start Data excerpt
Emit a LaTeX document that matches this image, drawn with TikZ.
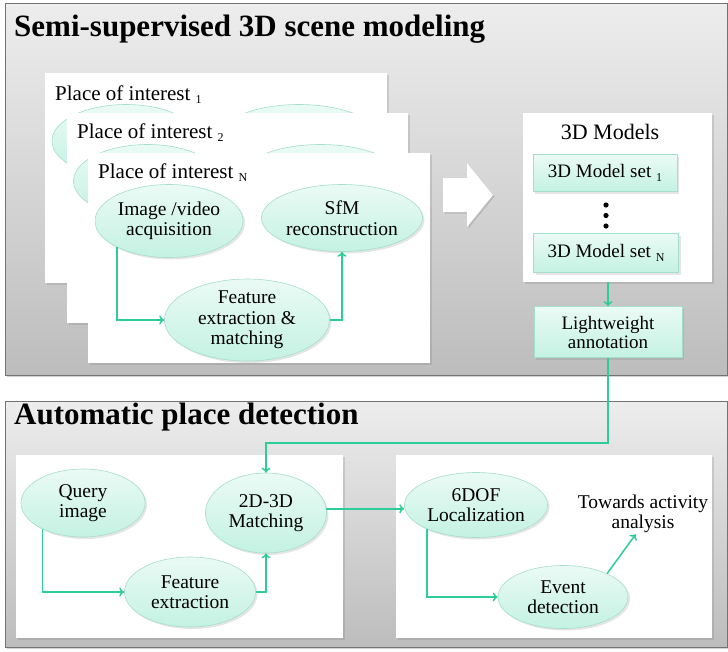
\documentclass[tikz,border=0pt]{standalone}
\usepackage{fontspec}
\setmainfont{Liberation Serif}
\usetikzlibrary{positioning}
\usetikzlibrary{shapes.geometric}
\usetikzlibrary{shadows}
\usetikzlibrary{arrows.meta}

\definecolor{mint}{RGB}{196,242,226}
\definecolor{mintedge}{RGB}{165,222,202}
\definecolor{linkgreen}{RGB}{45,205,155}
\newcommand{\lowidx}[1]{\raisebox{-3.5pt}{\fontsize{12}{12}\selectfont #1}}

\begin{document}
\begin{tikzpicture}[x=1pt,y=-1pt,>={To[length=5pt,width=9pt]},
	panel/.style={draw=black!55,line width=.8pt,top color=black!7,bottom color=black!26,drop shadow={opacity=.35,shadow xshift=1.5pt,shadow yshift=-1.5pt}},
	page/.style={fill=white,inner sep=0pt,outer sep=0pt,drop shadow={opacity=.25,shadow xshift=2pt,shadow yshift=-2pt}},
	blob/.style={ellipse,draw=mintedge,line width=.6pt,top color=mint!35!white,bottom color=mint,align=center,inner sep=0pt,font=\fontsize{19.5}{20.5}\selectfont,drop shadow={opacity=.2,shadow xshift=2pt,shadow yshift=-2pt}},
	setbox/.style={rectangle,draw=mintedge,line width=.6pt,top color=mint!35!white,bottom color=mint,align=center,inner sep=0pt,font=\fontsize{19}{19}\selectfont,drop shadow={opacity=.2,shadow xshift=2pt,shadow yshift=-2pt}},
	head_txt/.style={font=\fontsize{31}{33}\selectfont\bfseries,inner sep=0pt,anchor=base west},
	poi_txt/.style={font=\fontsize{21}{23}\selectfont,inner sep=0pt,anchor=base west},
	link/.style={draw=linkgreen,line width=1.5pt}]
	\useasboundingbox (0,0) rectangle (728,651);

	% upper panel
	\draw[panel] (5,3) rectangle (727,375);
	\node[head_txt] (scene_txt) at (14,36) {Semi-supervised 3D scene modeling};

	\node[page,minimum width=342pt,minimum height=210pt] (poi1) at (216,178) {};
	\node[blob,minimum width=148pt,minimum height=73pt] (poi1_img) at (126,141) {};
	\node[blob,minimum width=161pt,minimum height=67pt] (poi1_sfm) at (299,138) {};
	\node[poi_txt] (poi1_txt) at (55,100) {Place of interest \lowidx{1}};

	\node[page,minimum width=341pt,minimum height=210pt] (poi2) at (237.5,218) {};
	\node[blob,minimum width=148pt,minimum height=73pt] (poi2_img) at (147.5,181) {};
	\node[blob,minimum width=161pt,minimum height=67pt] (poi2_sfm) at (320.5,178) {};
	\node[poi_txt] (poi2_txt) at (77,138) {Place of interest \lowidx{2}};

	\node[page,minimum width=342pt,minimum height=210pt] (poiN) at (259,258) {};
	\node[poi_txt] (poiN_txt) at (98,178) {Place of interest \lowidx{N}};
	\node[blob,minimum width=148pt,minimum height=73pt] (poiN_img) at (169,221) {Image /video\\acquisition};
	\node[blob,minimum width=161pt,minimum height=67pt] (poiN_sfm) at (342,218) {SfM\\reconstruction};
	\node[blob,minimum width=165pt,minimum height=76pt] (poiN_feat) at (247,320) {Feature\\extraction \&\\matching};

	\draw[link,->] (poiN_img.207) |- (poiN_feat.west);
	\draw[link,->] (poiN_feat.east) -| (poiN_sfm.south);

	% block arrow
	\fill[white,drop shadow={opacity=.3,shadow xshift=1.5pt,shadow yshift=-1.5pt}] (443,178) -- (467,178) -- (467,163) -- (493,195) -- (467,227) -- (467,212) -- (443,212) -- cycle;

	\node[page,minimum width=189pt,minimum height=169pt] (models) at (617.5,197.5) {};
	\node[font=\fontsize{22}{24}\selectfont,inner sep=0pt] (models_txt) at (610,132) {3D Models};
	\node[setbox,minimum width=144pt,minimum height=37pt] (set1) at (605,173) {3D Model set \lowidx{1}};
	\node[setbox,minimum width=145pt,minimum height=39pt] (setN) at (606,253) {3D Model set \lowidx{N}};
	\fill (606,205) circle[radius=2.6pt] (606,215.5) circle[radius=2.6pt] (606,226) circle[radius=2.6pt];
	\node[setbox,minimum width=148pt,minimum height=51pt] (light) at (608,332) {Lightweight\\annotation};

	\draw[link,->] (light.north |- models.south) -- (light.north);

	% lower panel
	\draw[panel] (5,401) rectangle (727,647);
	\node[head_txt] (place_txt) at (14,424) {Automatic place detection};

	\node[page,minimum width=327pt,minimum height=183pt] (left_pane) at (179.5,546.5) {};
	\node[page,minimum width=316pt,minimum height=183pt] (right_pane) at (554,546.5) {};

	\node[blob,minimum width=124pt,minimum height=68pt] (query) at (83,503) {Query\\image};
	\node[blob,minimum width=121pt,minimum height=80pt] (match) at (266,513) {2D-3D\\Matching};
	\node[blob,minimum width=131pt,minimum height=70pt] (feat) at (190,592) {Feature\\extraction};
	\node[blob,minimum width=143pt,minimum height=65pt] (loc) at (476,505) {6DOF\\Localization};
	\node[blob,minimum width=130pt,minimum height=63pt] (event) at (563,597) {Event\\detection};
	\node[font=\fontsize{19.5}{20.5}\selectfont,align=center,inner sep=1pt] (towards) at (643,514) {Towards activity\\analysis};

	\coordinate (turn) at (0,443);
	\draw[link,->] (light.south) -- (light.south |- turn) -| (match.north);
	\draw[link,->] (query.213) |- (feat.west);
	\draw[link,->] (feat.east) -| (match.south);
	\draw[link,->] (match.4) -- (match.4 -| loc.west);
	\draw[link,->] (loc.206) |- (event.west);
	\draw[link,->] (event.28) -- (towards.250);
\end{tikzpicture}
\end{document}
end Data excerpt
● The request
Each line of the data is to be duplicated exactly; pictures stay out of the copy.

● Response to the exercise
Emit a LaTeX document that matches this image, drawn with TikZ.
\documentclass[tikz,border=0pt]{standalone}
\usepackage{fontspec}
\setmainfont{Liberation Serif}
\usetikzlibrary{positioning}
\usetikzlibrary{shapes.geometric}
\usetikzlibrary{shadows}
\usetikzlibrary{arrows.meta}

\definecolor{mint}{RGB}{196,242,226}
\definecolor{mintedge}{RGB}{165,222,202}
\definecolor{linkgreen}{RGB}{45,205,155}
\newcommand{\lowidx}[1]{\raisebox{-3.5pt}{\fontsize{12}{12}\selectfont #1}}

\begin{document}
\begin{tikzpicture}[x=1pt,y=-1pt,>={To[length=5pt,width=9pt]},
	panel/.style={draw=black!55,line width=.8pt,top color=black!7,bottom color=black!26,drop shadow={opacity=.35,shadow xshift=1.5pt,shadow yshift=-1.5pt}},
	page/.style={fill=white,inner sep=0pt,outer sep=0pt,drop shadow={opacity=.25,shadow xshift=2pt,shadow yshift=-2pt}},
	blob/.style={ellipse,draw=mintedge,line width=.6pt,top color=mint!35!white,bottom color=mint,align=center,inner sep=0pt,font=\fontsize{19.5}{20.5}\selectfont,drop shadow={opacity=.2,shadow xshift=2pt,shadow yshift=-2pt}},
	setbox/.style={rectangle,draw=mintedge,line width=.6pt,top color=mint!35!white,bottom color=mint,align=center,inner sep=0pt,font=\fontsize{19}{19}\selectfont,drop shadow={opacity=.2,shadow xshift=2pt,shadow yshift=-2pt}},
	head_txt/.style={font=\fontsize{31}{33}\selectfont\bfseries,inner sep=0pt,anchor=base west},
	poi_txt/.style={font=\fontsize{21}{23}\selectfont,inner sep=0pt,anchor=base west},
	link/.style={draw=linkgreen,line width=1.5pt}]
	\useasboundingbox (0,0) rectangle (728,651);

	% upper panel
	\draw[panel] (5,3) rectangle (727,375);
	\node[head_txt] (scene_txt) at (14,36) {Semi-supervised 3D scene modeling};

	\node[page,minimum width=342pt,minimum height=210pt] (poi1) at (216,178) {};
	\node[blob,minimum width=148pt,minimum height=73pt] (poi1_img) at (126,141) {};
	\node[blob,minimum width=161pt,minimum height=67pt] (poi1_sfm) at (299,138) {};
	\node[poi_txt] (poi1_txt) at (55,100) {Place of interest \lowidx{1}};

	\node[page,minimum width=341pt,minimum height=210pt] (poi2) at (237.5,218) {};
	\node[blob,minimum width=148pt,minimum height=73pt] (poi2_img) at (147.5,181) {};
	\node[blob,minimum width=161pt,minimum height=67pt] (poi2_sfm) at (320.5,178) {};
	\node[poi_txt] (poi2_txt) at (77,138) {Place of interest \lowidx{2}};

	\node[page,minimum width=342pt,minimum height=210pt] (poiN) at (259,258) {};
	\node[poi_txt] (poiN_txt) at (98,178) {Place of interest \lowidx{N}};
	\node[blob,minimum width=148pt,minimum height=73pt] (poiN_img) at (169,221) {Image /video\\acquisition};
	\node[blob,minimum width=161pt,minimum height=67pt] (poiN_sfm) at (342,218) {SfM\\reconstruction};
	\node[blob,minimum width=165pt,minimum height=76pt] (poiN_feat) at (247,320) {Feature\\extraction \&\\matching};

	\draw[link,->] (poiN_img.207) |- (poiN_feat.west);
	\draw[link,->] (poiN_feat.east) -| (poiN_sfm.south);

	% block arrow
	\fill[white,drop shadow={opacity=.3,shadow xshift=1.5pt,shadow yshift=-1.5pt}] (443,178) -- (467,178) -- (467,163) -- (493,195) -- (467,227) -- (467,212) -- (443,212) -- cycle;

	\node[page,minimum width=189pt,minimum height=169pt] (models) at (617.5,197.5) {};
	\node[font=\fontsize{22}{24}\selectfont,inner sep=0pt] (models_txt) at (610,132) {3D Models};
	\node[setbox,minimum width=144pt,minimum height=37pt] (set1) at (605,173) {3D Model set \lowidx{1}};
	\node[setbox,minimum width=145pt,minimum height=39pt] (setN) at (606,253) {3D Model set \lowidx{N}};
	\fill (606,205) circle[radius=2.6pt] (606,215.5) circle[radius=2.6pt] (606,226) circle[radius=2.6pt];
	\node[setbox,minimum width=148pt,minimum height=51pt] (light) at (608,332) {Lightweight\\annotation};

	\draw[link,->] (light.north |- models.south) -- (light.north);

	% lower panel
	\draw[panel] (5,401) rectangle (727,647);
	\node[head_txt] (place_txt) at (14,424) {Automatic place detection};

	\node[page,minimum width=327pt,minimum height=183pt] (left_pane) at (179.5,546.5) {};
	\node[page,minimum width=316pt,minimum height=183pt] (right_pane) at (554,546.5) {};

	\node[blob,minimum width=124pt,minimum height=68pt] (query) at (83,503) {Query\\image};
	\node[blob,minimum width=121pt,minimum height=80pt] (match) at (266,513) {2D-3D\\Matching};
	\node[blob,minimum width=131pt,minimum height=70pt] (feat) at (190,592) {Feature\\extraction};
	\node[blob,minimum width=143pt,minimum height=65pt] (loc) at (476,505) {6DOF\\Localization};
	\node[blob,minimum width=130pt,minimum height=63pt] (event) at (563,597) {Event\\detection};
	\node[font=\fontsize{19.5}{20.5}\selectfont,align=center,inner sep=1pt] (towards) at (643,514) {Towards activity\\analysis};

	\coordinate (turn) at (0,443);
	\draw[link,->] (light.south) -- (light.south |- turn) -| (match.north);
	\draw[link,->] (query.213) |- (feat.west);
	\draw[link,->] (feat.east) -| (match.south);
	\draw[link,->] (match.4) -- (match.4 -| loc.west);
	\draw[link,->] (loc.206) |- (event.west);
	\draw[link,->] (event.28) -- (towards.250);
\end{tikzpicture}
\end{document}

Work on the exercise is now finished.